> What is asked
Copy out the listing that follows, exact in every word, and skip the images.
━━ Supplied records ━━
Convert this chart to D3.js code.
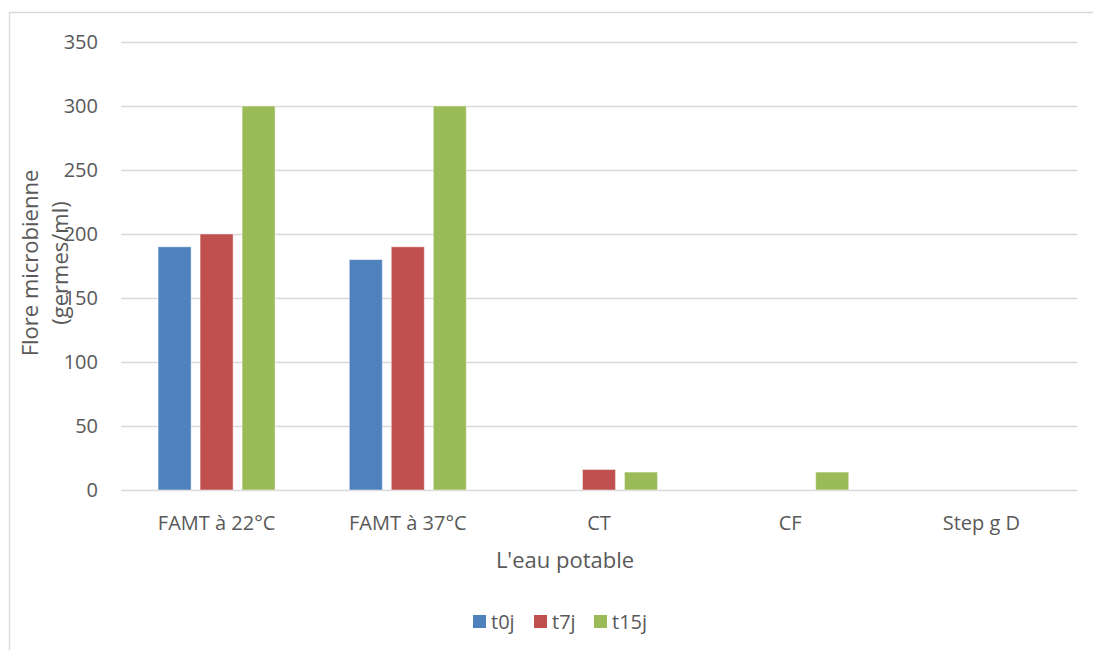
<!DOCTYPE html>
<html lang="fr">
<head>
<meta charset="UTF-8">
<style>
  body { margin: 0; background: #fff; font-family: "Open Sans", sans-serif; }
  .grid line { stroke: #d9d9d9; stroke-width: 1.3px; }
  .tick-label { fill: #595959; font-size: 20px; }
  .cat-label { fill: #595959; font-size: 20px; }
  .title { fill: #595959; font-size: 22px; }
  .legend-text { fill: #595959; font-size: 20px; }
</style>
</head>
<body>
<div id="wrapper"></div>
<script src="https://cdnjs.cloudflare.com/ajax/libs/d3/7.8.5/d3.min.js"></script>
<script>
  // DATA
  const categories = ["FAMT à 22°C", "FAMT à 37°C", "CT", "CF", "Step g D"]
  const seriesNames = ["t0j", "t7j", "t15j"]
  const t0j  = [190, 180, 0, 0, 0]
  const t7j  = [200, 190, 16, 0, 0]
  const t15j = [300, 300, 14, 14, 0]
  const yTicks = [0, 50, 100, 150, 200, 250, 300, 350]
  const colors = ["#4F81BD", "#C0504D", "#9BBB59"]

  const seriesValues = [t0j, t7j, t15j]

  const width = 1093, height = 650
  const dims = { left: 121, right: 1077, top: 42, bottom: 490 }

  const svg = d3.select("#wrapper").append("svg")
    .attr("width", width).attr("height", height)

  // chart frame
  svg.append("path")
    .attr("d", "M9.5,650 L9.5,12.5 L1093,12.5")
    .attr("fill", "none").attr("stroke", "#d9d9d9").attr("stroke-width", 1.3)

  const x = d3.scaleBand().domain(categories).range([dims.left, dims.right])
  const x1 = d3.scaleBand().domain(seriesNames)
    .range([0, x.bandwidth()]).paddingInner(0.214).paddingOuter(0.883)
  const y = d3.scaleLinear().domain([0, 350]).range([dims.bottom, dims.top])

  // gridlines
  svg.append("g").attr("class", "grid")
    .selectAll("line").data(yTicks).join("line")
      .attr("x1", dims.left).attr("x2", dims.right)
      .attr("y1", d => Math.round(y(d)) + 0.5).attr("y2", d => Math.round(y(d)) + 0.5)

  // y tick labels
  svg.append("g").selectAll("text").data(yTicks).join("text")
    .attr("class", "tick-label")
    .attr("x", 98).attr("y", d => y(d))
    .attr("dy", "0.36em").attr("text-anchor", "end")
    .text(d => d)

  // bars
  const groups = svg.append("g").selectAll("g").data(categories).join("g")
    .attr("transform", d => `translate(${x(d)},0)`)
  groups.selectAll("rect")
    .data((c, i) => seriesNames.map((s, j) => ({ s, j, v: seriesValues[j][i] })))
    .join("rect")
      .filter(d => d.v > 0)
      .attr("x", d => x1(d.s))
      .attr("width", x1.bandwidth())
      .attr("y", d => y(d.v))
      .attr("height", d => y(0) - y(d.v))
      .attr("fill", d => colors[d.j])
      .attr("stroke", "#fff").attr("stroke-opacity", 0.45).attr("stroke-width", 1)

  // category labels
  svg.append("g").selectAll("text").data(categories).join("text")
    .attr("class", "cat-label")
    .attr("x", d => x(d) + x.bandwidth() / 2).attr("y", 530)
    .attr("text-anchor", "middle")
    .text(d => d)

  // axis titles
  svg.append("text").attr("class", "title")
    .attr("x", 565).attr("y", 568)
    .attr("text-anchor", "middle").text("L'eau potable")

  // y title: second line sits over the tick labels, as in the original
  const yTitle = svg.append("text").attr("class", "title")
    .attr("transform", "translate(38,263) rotate(-90)")
    .attr("text-anchor", "middle")
  yTitle.append("tspan").attr("x", 0).attr("dy", 0).text("Flore microbienne")
  yTitle.append("tspan").attr("x", 0).attr("dy", 30).text("(germes/ml)")

  // legend
  const legendItems = [
    { name: "t0j", x: 473 },
    { name: "t7j", x: 534 },
    { name: "t15j", x: 594 }
  ]
  const legend = svg.append("g").selectAll("g").data(legendItems).join("g")
    .attr("transform", d => `translate(${d.x},615)`)
  legend.append("rect").attr("width", 13).attr("height", 13)
    .attr("fill", (d, i) => colors[i])
  legend.append("text").attr("class", "legend-text")
    .attr("x", 18).attr("y", 7).attr("dy", "0.36em")
    .text(d => d.name)
</script>
</body>
</html>
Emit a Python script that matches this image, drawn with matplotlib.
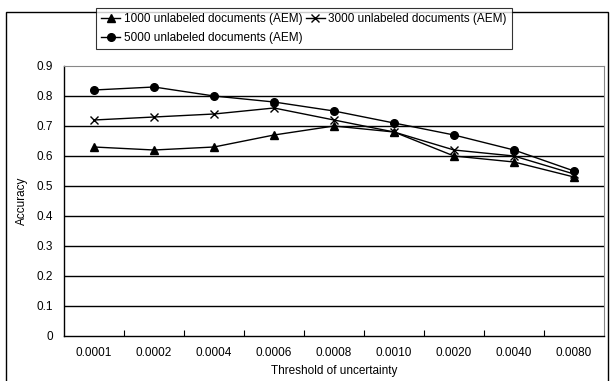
import matplotlib.pyplot as plt
from matplotlib.patches import Rectangle

thresholds = ['0.0001', '0.0002', '0.0004', '0.0006', '0.0008', '0.0010', '0.0020', '0.0040', '0.0080']
acc_1000 = [0.63, 0.62, 0.63, 0.67, 0.70, 0.68, 0.60, 0.58, 0.53]
acc_3000 = [0.72, 0.73, 0.74, 0.76, 0.72, 0.68, 0.62, 0.60, 0.54]
acc_5000 = [0.82, 0.83, 0.80, 0.78, 0.75, 0.71, 0.67, 0.62, 0.55]
y_ticks = [0, 0.1, 0.2, 0.3, 0.4, 0.5, 0.6, 0.7, 0.8, 0.9]

plt.rcParams['font.family'] = ['Liberation Sans', 'DejaVu Sans']

fig = plt.figure(figsize=(6.11, 3.81), dpi=100)
ax = fig.add_axes([64/611, 45/381, 540/611, 270/381])

# outer chart frame
fig.patches.append(Rectangle((6/611, -0.01), 602/611, 369/381 + 0.01,
                             transform=fig.transFigure, fill=False,
                             edgecolor='black', linewidth=1.0))

x = list(range(len(thresholds)))
l1, = ax.plot(x, acc_1000, color='black', marker='^', markersize=5.5, linewidth=1.0,
              label='1000 unlabeled documents (AEM)')
l3, = ax.plot(x, acc_3000, color='black', marker='x', markersize=5.5, linewidth=1.0,
              label='3000 unlabeled documents (AEM)')
l5, = ax.plot(x, acc_5000, color='black', marker='o', markersize=5.5, linewidth=1.0,
              label='5000 unlabeled documents (AEM)')

ax.set_xlim(-0.5, len(thresholds) - 0.5)
ax.set_ylim(0, 0.9)
ax.set_yticks(y_ticks)
ax.set_yticklabels(['0' if v == 0 else f'{v:.1f}' for v in y_ticks])
ax.set_xticks(x)
ax.set_xticklabels(thresholds)
ax.tick_params(axis='x', length=0, labelsize=8.5, pad=8)
ax.tick_params(axis='y', length=0, labelsize=8.5, pad=8)
ax.set_xticks([i + 0.5 for i in x[:-1]], minor=True)
ax.tick_params(axis='x', which='minor', direction='in', length=4, width=0.8)

for v in y_ticks[1:-1]:
    ax.axhline(v, color='black', linewidth=1.0, zorder=0)

ax.spines['left'].set_linewidth(1.0)
ax.spines['bottom'].set_linewidth(1.0)
ax.spines['top'].set_color('#888888')
ax.spines['top'].set_linewidth(0.8)
ax.spines['right'].set_color('#888888')
ax.spines['right'].set_linewidth(0.8)

ax.set_xlabel('Threshold of uncertainty', fontsize=8.5, labelpad=4)
ax.set_ylabel('Accuracy', fontsize=8.5, labelpad=6)

leg = fig.legend(handles=[l1, l5, l3], loc='upper left',
                 bbox_to_anchor=(96/611, 1 - 8/381), ncol=2, fontsize=8.5,
                 frameon=True, fancybox=False, edgecolor='black',
                 handlelength=1.6, handletextpad=0.3, columnspacing=0.3,
                 borderpad=0.45, labelspacing=0.55, borderaxespad=0)
leg.get_frame().set_linewidth(0.8)

fig.savefig('out.png', dpi=100)
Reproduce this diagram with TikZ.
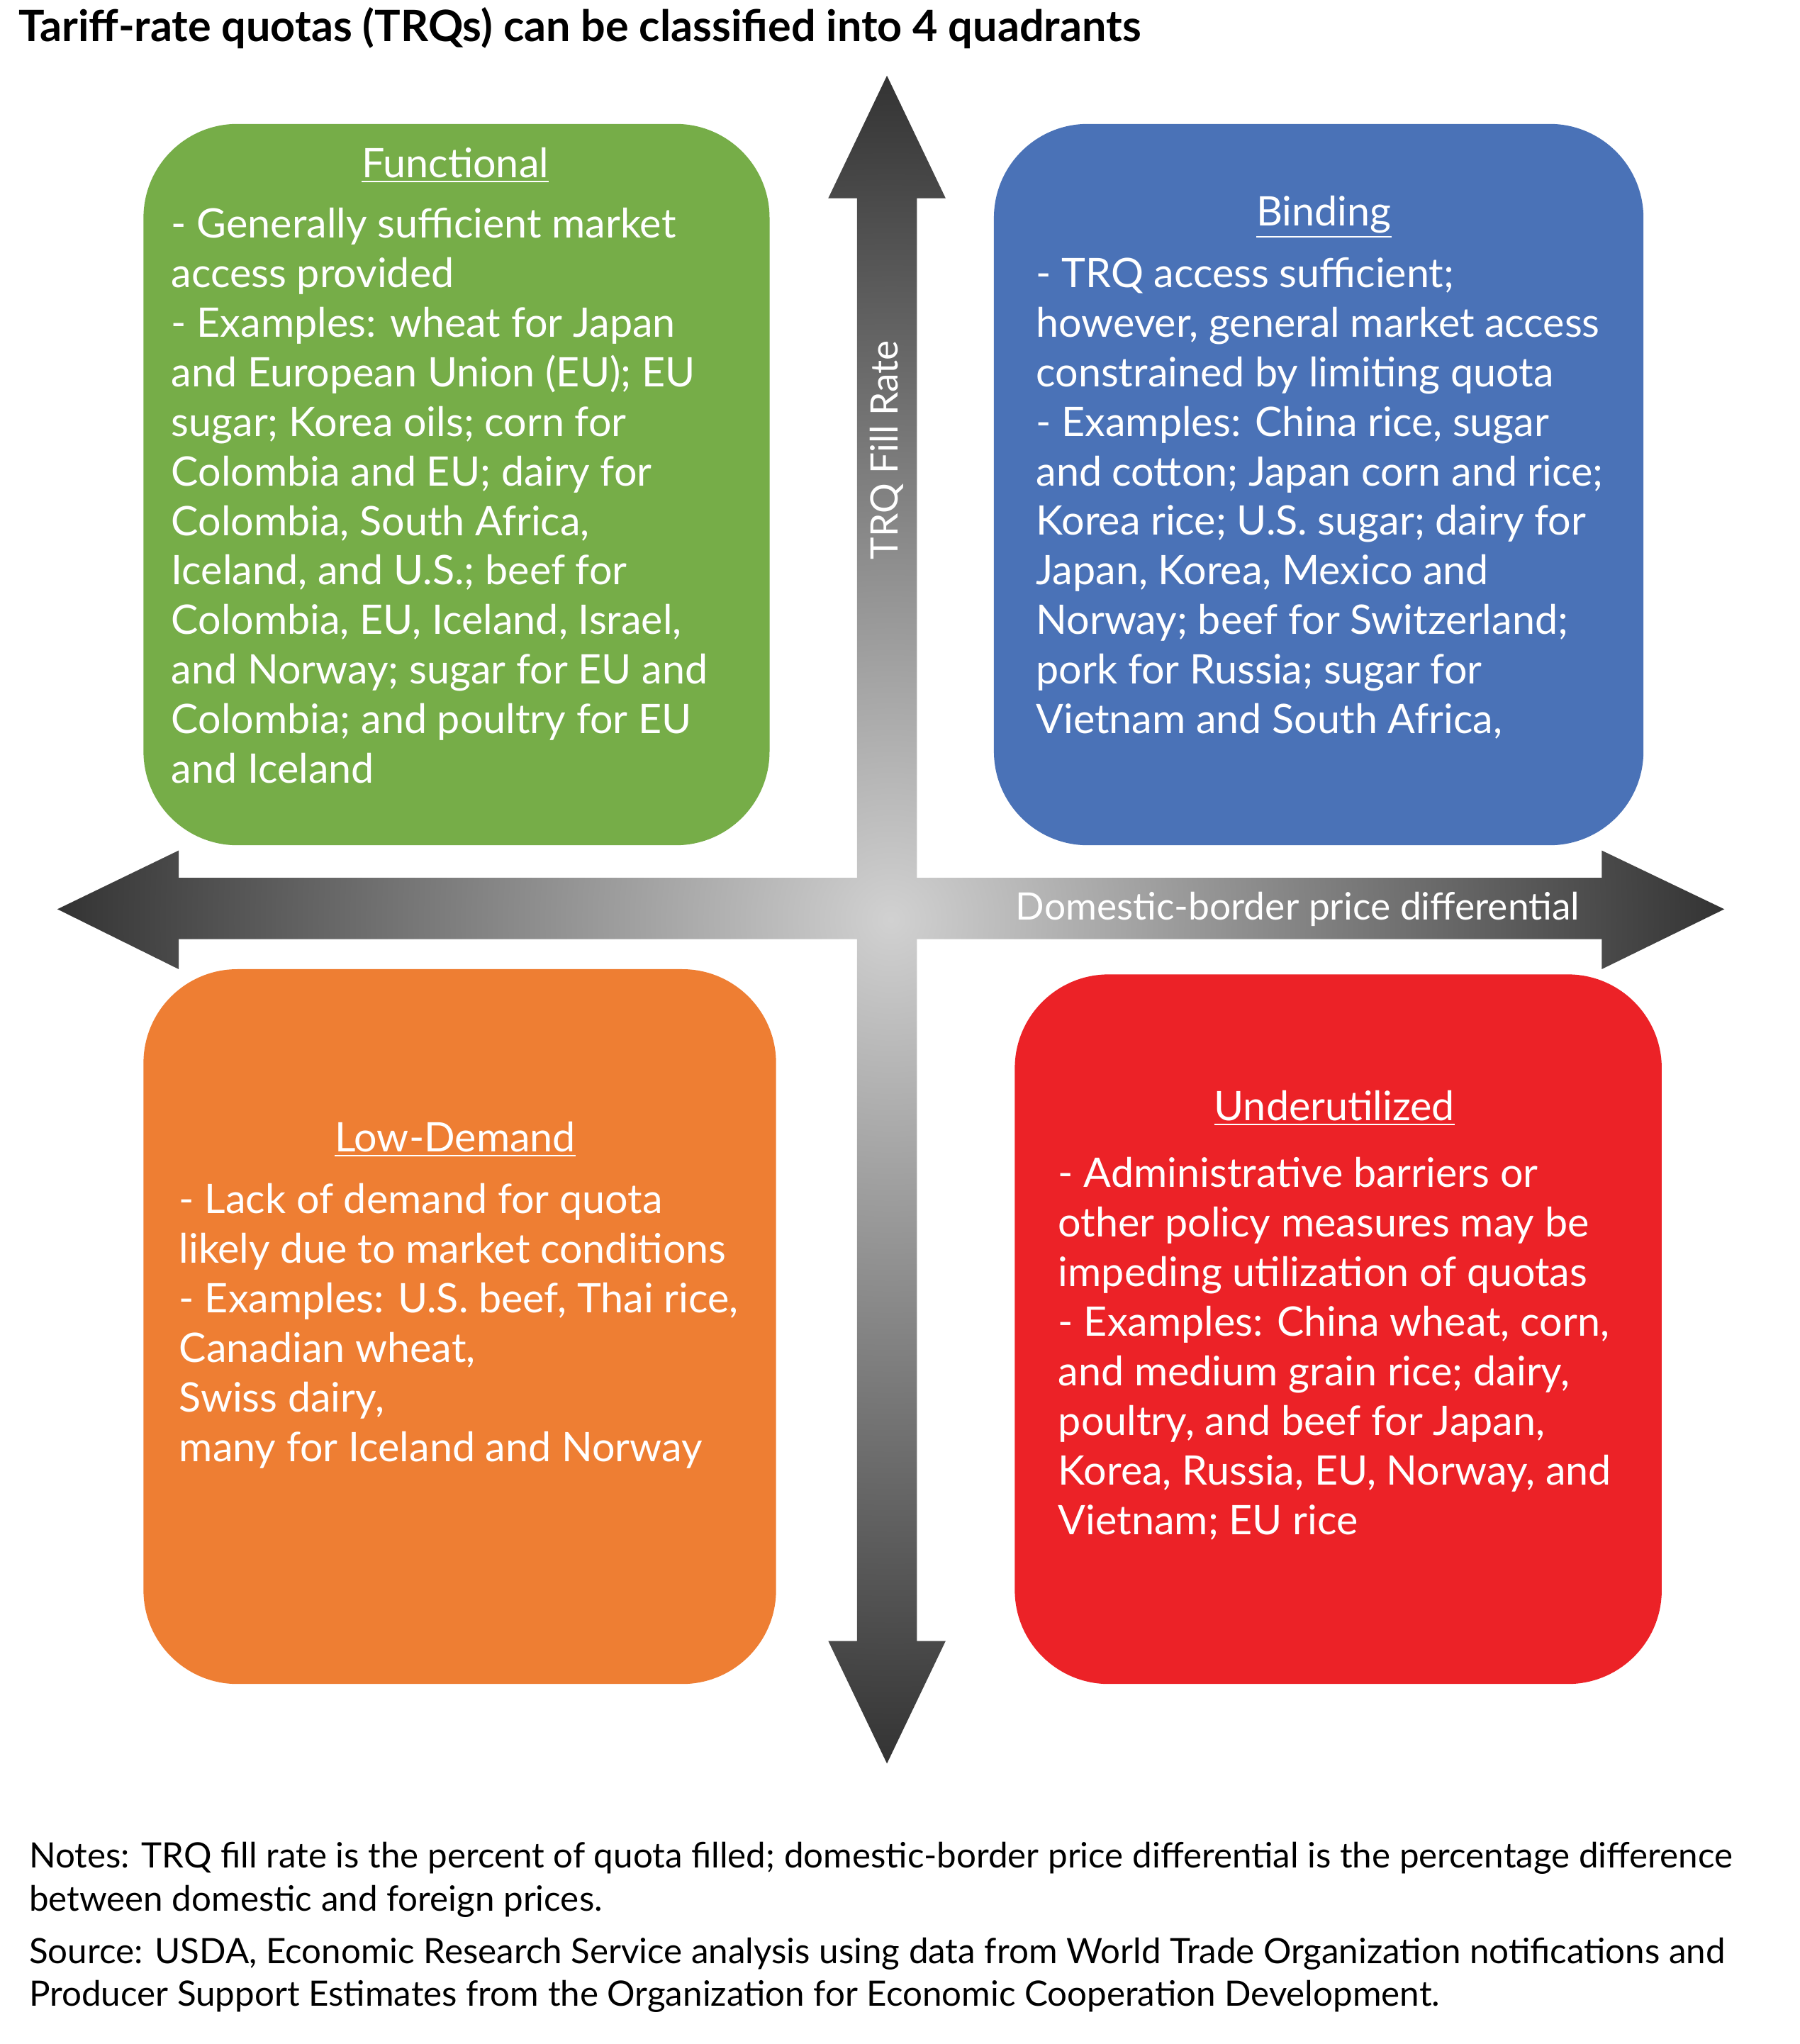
━━━
> Task answer
Convert this chart to D3.js code.
<!DOCTYPE html>
<html lang="fr">
<head>
<meta charset="UTF-8">
<style>
  body { margin: 0; background: #fff; font-family: "Open Sans", sans-serif; }
  .grid line { stroke: #d9d9d9; stroke-width: 1.3px; }
  .tick-label { fill: #595959; font-size: 20px; }
  .cat-label { fill: #595959; font-size: 20px; }
  .title { fill: #595959; font-size: 22px; }
  .legend-text { fill: #595959; font-size: 20px; }
</style>
</head>
<body>
<div id="wrapper"></div>
<script src="https://cdnjs.cloudflare.com/ajax/libs/d3/7.8.5/d3.min.js"></script>
<script>
  // DATA
  const categories = ["FAMT à 22°C", "FAMT à 37°C", "CT", "CF", "Step g D"]
  const seriesNames = ["t0j", "t7j", "t15j"]
  const t0j  = [190, 180, 0, 0, 0]
  const t7j  = [200, 190, 16, 0, 0]
  const t15j = [300, 300, 14, 14, 0]
  const yTicks = [0, 50, 100, 150, 200, 250, 300, 350]
  const colors = ["#4F81BD", "#C0504D", "#9BBB59"]

  const seriesValues = [t0j, t7j, t15j]

  const width = 1093, height = 650
  const dims = { left: 121, right: 1077, top: 42, bottom: 490 }

  const svg = d3.select("#wrapper").append("svg")
    .attr("width", width).attr("height", height)

  // chart frame
  svg.append("path")
    .attr("d", "M9.5,650 L9.5,12.5 L1093,12.5")
    .attr("fill", "none").attr("stroke", "#d9d9d9").attr("stroke-width", 1.3)

  const x = d3.scaleBand().domain(categories).range([dims.left, dims.right])
  const x1 = d3.scaleBand().domain(seriesNames)
    .range([0, x.bandwidth()]).paddingInner(0.214).paddingOuter(0.883)
  const y = d3.scaleLinear().domain([0, 350]).range([dims.bottom, dims.top])

  // gridlines
  svg.append("g").attr("class", "grid")
    .selectAll("line").data(yTicks).join("line")
      .attr("x1", dims.left).attr("x2", dims.right)
      .attr("y1", d => Math.round(y(d)) + 0.5).attr("y2", d => Math.round(y(d)) + 0.5)

  // y tick labels
  svg.append("g").selectAll("text").data(yTicks).join("text")
    .attr("class", "tick-label")
    .attr("x", 98).attr("y", d => y(d))
    .attr("dy", "0.36em").attr("text-anchor", "end")
    .text(d => d)

  // bars
  const groups = svg.append("g").selectAll("g").data(categories).join("g")
    .attr("transform", d => `translate(${x(d)},0)`)
  groups.selectAll("rect")
    .data((c, i) => seriesNames.map((s, j) => ({ s, j, v: seriesValues[j][i] })))
    .join("rect")
      .filter(d => d.v > 0)
      .attr("x", d => x1(d.s))
      .attr("width", x1.bandwidth())
      .attr("y", d => y(d.v))
      .attr("height", d => y(0) - y(d.v))
      .attr("fill", d => colors[d.j])
      .attr("stroke", "#fff").attr("stroke-opacity", 0.45).attr("stroke-width", 1)

  // category labels
  svg.append("g").selectAll("text").data(categories).join("text")
    .attr("class", "cat-label")
    .attr("x", d => x(d) + x.bandwidth() / 2).attr("y", 530)
    .attr("text-anchor", "middle")
    .text(d => d)

  // axis titles
  svg.append("text").attr("class", "title")
    .attr("x", 565).attr("y", 568)
    .attr("text-anchor", "middle").text("L'eau potable")

  // y title: second line sits over the tick labels, as in the original
  const yTitle = svg.append("text").attr("class", "title")
    .attr("transform", "translate(38,263) rotate(-90)")
    .attr("text-anchor", "middle")
  yTitle.append("tspan").attr("x", 0).attr("dy", 0).text("Flore microbienne")
  yTitle.append("tspan").attr("x", 0).attr("dy", 30).text("(germes/ml)")

  // legend
  const legendItems = [
    { name: "t0j", x: 473 },
    { name: "t7j", x: 534 },
    { name: "t15j", x: 594 }
  ]
  const legend = svg.append("g").selectAll("g").data(legendItems).join("g")
    .attr("transform", d => `translate(${d.x},615)`)
  legend.append("rect").attr("width", 13).attr("height", 13)
    .attr("fill", (d, i) => colors[i])
  legend.append("text").attr("class", "legend-text")
    .attr("x", 18).attr("y", 7).attr("dy", "0.36em")
    .text(d => d.name)
</script>
</body>
</html>
Emit a Python script that matches this image, drawn with matplotlib.
import matplotlib.pyplot as plt
from matplotlib.patches import Rectangle

thresholds = ['0.0001', '0.0002', '0.0004', '0.0006', '0.0008', '0.0010', '0.0020', '0.0040', '0.0080']
acc_1000 = [0.63, 0.62, 0.63, 0.67, 0.70, 0.68, 0.60, 0.58, 0.53]
acc_3000 = [0.72, 0.73, 0.74, 0.76, 0.72, 0.68, 0.62, 0.60, 0.54]
acc_5000 = [0.82, 0.83, 0.80, 0.78, 0.75, 0.71, 0.67, 0.62, 0.55]
y_ticks = [0, 0.1, 0.2, 0.3, 0.4, 0.5, 0.6, 0.7, 0.8, 0.9]

plt.rcParams['font.family'] = ['Liberation Sans', 'DejaVu Sans']

fig = plt.figure(figsize=(6.11, 3.81), dpi=100)
ax = fig.add_axes([64/611, 45/381, 540/611, 270/381])

# outer chart frame
fig.patches.append(Rectangle((6/611, -0.01), 602/611, 369/381 + 0.01,
                             transform=fig.transFigure, fill=False,
                             edgecolor='black', linewidth=1.0))

x = list(range(len(thresholds)))
l1, = ax.plot(x, acc_1000, color='black', marker='^', markersize=5.5, linewidth=1.0,
              label='1000 unlabeled documents (AEM)')
l3, = ax.plot(x, acc_3000, color='black', marker='x', markersize=5.5, linewidth=1.0,
              label='3000 unlabeled documents (AEM)')
l5, = ax.plot(x, acc_5000, color='black', marker='o', markersize=5.5, linewidth=1.0,
              label='5000 unlabeled documents (AEM)')

ax.set_xlim(-0.5, len(thresholds) - 0.5)
ax.set_ylim(0, 0.9)
ax.set_yticks(y_ticks)
ax.set_yticklabels(['0' if v == 0 else f'{v:.1f}' for v in y_ticks])
ax.set_xticks(x)
ax.set_xticklabels(thresholds)
ax.tick_params(axis='x', length=0, labelsize=8.5, pad=8)
ax.tick_params(axis='y', length=0, labelsize=8.5, pad=8)
ax.set_xticks([i + 0.5 for i in x[:-1]], minor=True)
ax.tick_params(axis='x', which='minor', direction='in', length=4, width=0.8)

for v in y_ticks[1:-1]:
    ax.axhline(v, color='black', linewidth=1.0, zorder=0)

ax.spines['left'].set_linewidth(1.0)
ax.spines['bottom'].set_linewidth(1.0)
ax.spines['top'].set_color('#888888')
ax.spines['top'].set_linewidth(0.8)
ax.spines['right'].set_color('#888888')
ax.spines['right'].set_linewidth(0.8)

ax.set_xlabel('Threshold of uncertainty', fontsize=8.5, labelpad=4)
ax.set_ylabel('Accuracy', fontsize=8.5, labelpad=6)

leg = fig.legend(handles=[l1, l5, l3], loc='upper left',
                 bbox_to_anchor=(96/611, 1 - 8/381), ncol=2, fontsize=8.5,
                 frameon=True, fancybox=False, edgecolor='black',
                 handlelength=1.6, handletextpad=0.3, columnspacing=0.3,
                 borderpad=0.45, labelspacing=0.55, borderaxespad=0)
leg.get_frame().set_linewidth(0.8)

fig.savefig('out.png', dpi=100)
Reproduce this diagram with TikZ.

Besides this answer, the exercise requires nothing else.